SUPPLIED DATA:
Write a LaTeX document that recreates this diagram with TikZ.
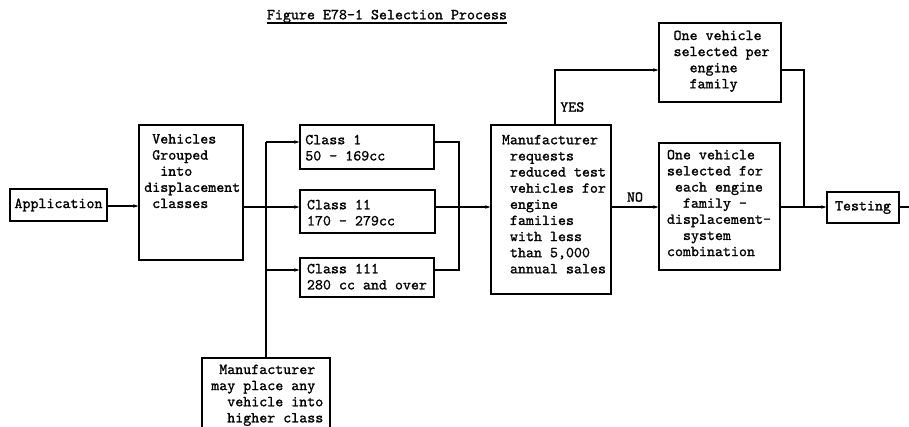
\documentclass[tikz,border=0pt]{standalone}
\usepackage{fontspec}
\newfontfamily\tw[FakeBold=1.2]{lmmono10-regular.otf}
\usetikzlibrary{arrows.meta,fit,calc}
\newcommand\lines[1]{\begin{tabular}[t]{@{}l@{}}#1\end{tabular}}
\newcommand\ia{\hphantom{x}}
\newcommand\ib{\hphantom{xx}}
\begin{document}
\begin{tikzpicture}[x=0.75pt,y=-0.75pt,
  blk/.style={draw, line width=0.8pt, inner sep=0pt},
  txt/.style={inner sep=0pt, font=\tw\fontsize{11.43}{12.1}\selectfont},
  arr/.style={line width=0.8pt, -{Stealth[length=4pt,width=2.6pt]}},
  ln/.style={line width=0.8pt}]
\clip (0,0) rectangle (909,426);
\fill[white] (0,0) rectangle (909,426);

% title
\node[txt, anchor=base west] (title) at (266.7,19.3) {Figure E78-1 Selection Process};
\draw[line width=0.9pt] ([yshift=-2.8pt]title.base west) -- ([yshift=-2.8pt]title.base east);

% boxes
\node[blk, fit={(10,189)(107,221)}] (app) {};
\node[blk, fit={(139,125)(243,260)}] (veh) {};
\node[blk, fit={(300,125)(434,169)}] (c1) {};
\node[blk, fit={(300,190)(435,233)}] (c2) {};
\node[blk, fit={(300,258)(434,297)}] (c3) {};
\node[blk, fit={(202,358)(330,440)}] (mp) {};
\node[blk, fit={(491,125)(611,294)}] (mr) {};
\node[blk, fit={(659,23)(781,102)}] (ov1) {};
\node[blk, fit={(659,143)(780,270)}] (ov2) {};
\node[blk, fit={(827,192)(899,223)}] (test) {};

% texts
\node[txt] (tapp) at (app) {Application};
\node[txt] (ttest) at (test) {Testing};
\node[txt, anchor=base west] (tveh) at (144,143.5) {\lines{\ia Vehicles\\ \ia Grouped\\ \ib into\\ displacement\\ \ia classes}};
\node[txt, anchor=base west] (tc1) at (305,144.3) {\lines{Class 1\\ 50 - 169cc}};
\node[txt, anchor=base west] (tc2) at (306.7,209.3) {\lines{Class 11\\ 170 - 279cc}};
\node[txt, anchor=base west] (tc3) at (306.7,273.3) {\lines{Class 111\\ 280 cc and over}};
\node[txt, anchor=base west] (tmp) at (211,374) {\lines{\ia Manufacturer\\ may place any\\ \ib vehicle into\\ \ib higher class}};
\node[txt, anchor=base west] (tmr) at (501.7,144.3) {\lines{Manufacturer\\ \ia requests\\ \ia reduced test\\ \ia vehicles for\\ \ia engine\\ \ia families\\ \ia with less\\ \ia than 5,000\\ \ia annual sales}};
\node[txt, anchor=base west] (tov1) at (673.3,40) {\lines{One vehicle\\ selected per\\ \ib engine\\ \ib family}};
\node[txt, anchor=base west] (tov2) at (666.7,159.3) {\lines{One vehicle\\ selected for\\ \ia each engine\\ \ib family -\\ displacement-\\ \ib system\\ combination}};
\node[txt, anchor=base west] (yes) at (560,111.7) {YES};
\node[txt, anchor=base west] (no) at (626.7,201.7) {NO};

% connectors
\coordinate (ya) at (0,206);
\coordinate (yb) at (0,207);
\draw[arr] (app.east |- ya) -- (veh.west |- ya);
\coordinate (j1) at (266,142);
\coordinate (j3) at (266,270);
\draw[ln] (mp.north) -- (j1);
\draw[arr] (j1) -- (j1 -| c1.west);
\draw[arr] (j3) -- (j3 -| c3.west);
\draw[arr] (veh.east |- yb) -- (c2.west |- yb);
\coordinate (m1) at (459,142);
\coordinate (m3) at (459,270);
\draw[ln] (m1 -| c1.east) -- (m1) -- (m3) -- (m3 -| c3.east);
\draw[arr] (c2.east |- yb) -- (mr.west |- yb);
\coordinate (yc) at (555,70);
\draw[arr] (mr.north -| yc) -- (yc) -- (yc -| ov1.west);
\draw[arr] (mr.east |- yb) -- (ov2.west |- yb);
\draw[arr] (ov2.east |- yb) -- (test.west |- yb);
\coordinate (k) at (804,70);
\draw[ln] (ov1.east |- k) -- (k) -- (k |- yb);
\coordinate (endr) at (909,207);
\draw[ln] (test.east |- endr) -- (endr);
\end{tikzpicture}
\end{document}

EXERCISE DESCRIPTION: Give back every line exactly as it stands, pictures excluded.

RESPONSE:
Write a LaTeX document that recreates this diagram with TikZ.
\documentclass[tikz,border=0pt]{standalone}
\usepackage{fontspec}
\newfontfamily\tw[FakeBold=1.2]{lmmono10-regular.otf}
\usetikzlibrary{arrows.meta,fit,calc}
\newcommand\lines[1]{\begin{tabular}[t]{@{}l@{}}#1\end{tabular}}
\newcommand\ia{\hphantom{x}}
\newcommand\ib{\hphantom{xx}}
\begin{document}
\begin{tikzpicture}[x=0.75pt,y=-0.75pt,
  blk/.style={draw, line width=0.8pt, inner sep=0pt},
  txt/.style={inner sep=0pt, font=\tw\fontsize{11.43}{12.1}\selectfont},
  arr/.style={line width=0.8pt, -{Stealth[length=4pt,width=2.6pt]}},
  ln/.style={line width=0.8pt}]
\clip (0,0) rectangle (909,426);
\fill[white] (0,0) rectangle (909,426);

% title
\node[txt, anchor=base west] (title) at (266.7,19.3) {Figure E78-1 Selection Process};
\draw[line width=0.9pt] ([yshift=-2.8pt]title.base west) -- ([yshift=-2.8pt]title.base east);

% boxes
\node[blk, fit={(10,189)(107,221)}] (app) {};
\node[blk, fit={(139,125)(243,260)}] (veh) {};
\node[blk, fit={(300,125)(434,169)}] (c1) {};
\node[blk, fit={(300,190)(435,233)}] (c2) {};
\node[blk, fit={(300,258)(434,297)}] (c3) {};
\node[blk, fit={(202,358)(330,440)}] (mp) {};
\node[blk, fit={(491,125)(611,294)}] (mr) {};
\node[blk, fit={(659,23)(781,102)}] (ov1) {};
\node[blk, fit={(659,143)(780,270)}] (ov2) {};
\node[blk, fit={(827,192)(899,223)}] (test) {};

% texts
\node[txt] (tapp) at (app) {Application};
\node[txt] (ttest) at (test) {Testing};
\node[txt, anchor=base west] (tveh) at (144,143.5) {\lines{\ia Vehicles\\ \ia Grouped\\ \ib into\\ displacement\\ \ia classes}};
\node[txt, anchor=base west] (tc1) at (305,144.3) {\lines{Class 1\\ 50 - 169cc}};
\node[txt, anchor=base west] (tc2) at (306.7,209.3) {\lines{Class 11\\ 170 - 279cc}};
\node[txt, anchor=base west] (tc3) at (306.7,273.3) {\lines{Class 111\\ 280 cc and over}};
\node[txt, anchor=base west] (tmp) at (211,374) {\lines{\ia Manufacturer\\ may place any\\ \ib vehicle into\\ \ib higher class}};
\node[txt, anchor=base west] (tmr) at (501.7,144.3) {\lines{Manufacturer\\ \ia requests\\ \ia reduced test\\ \ia vehicles for\\ \ia engine\\ \ia families\\ \ia with less\\ \ia than 5,000\\ \ia annual sales}};
\node[txt, anchor=base west] (tov1) at (673.3,40) {\lines{One vehicle\\ selected per\\ \ib engine\\ \ib family}};
\node[txt, anchor=base west] (tov2) at (666.7,159.3) {\lines{One vehicle\\ selected for\\ \ia each engine\\ \ib family -\\ displacement-\\ \ib system\\ combination}};
\node[txt, anchor=base west] (yes) at (560,111.7) {YES};
\node[txt, anchor=base west] (no) at (626.7,201.7) {NO};

% connectors
\coordinate (ya) at (0,206);
\coordinate (yb) at (0,207);
\draw[arr] (app.east |- ya) -- (veh.west |- ya);
\coordinate (j1) at (266,142);
\coordinate (j3) at (266,270);
\draw[ln] (mp.north) -- (j1);
\draw[arr] (j1) -- (j1 -| c1.west);
\draw[arr] (j3) -- (j3 -| c3.west);
\draw[arr] (veh.east |- yb) -- (c2.west |- yb);
\coordinate (m1) at (459,142);
\coordinate (m3) at (459,270);
\draw[ln] (m1 -| c1.east) -- (m1) -- (m3) -- (m3 -| c3.east);
\draw[arr] (c2.east |- yb) -- (mr.west |- yb);
\coordinate (yc) at (555,70);
\draw[arr] (mr.north -| yc) -- (yc) -- (yc -| ov1.west);
\draw[arr] (mr.east |- yb) -- (ov2.west |- yb);
\draw[arr] (ov2.east |- yb) -- (test.west |- yb);
\coordinate (k) at (804,70);
\draw[ln] (ov1.east |- k) -- (k) -- (k |- yb);
\coordinate (endr) at (909,207);
\draw[ln] (test.east |- endr) -- (endr);
\end{tikzpicture}
\end{document}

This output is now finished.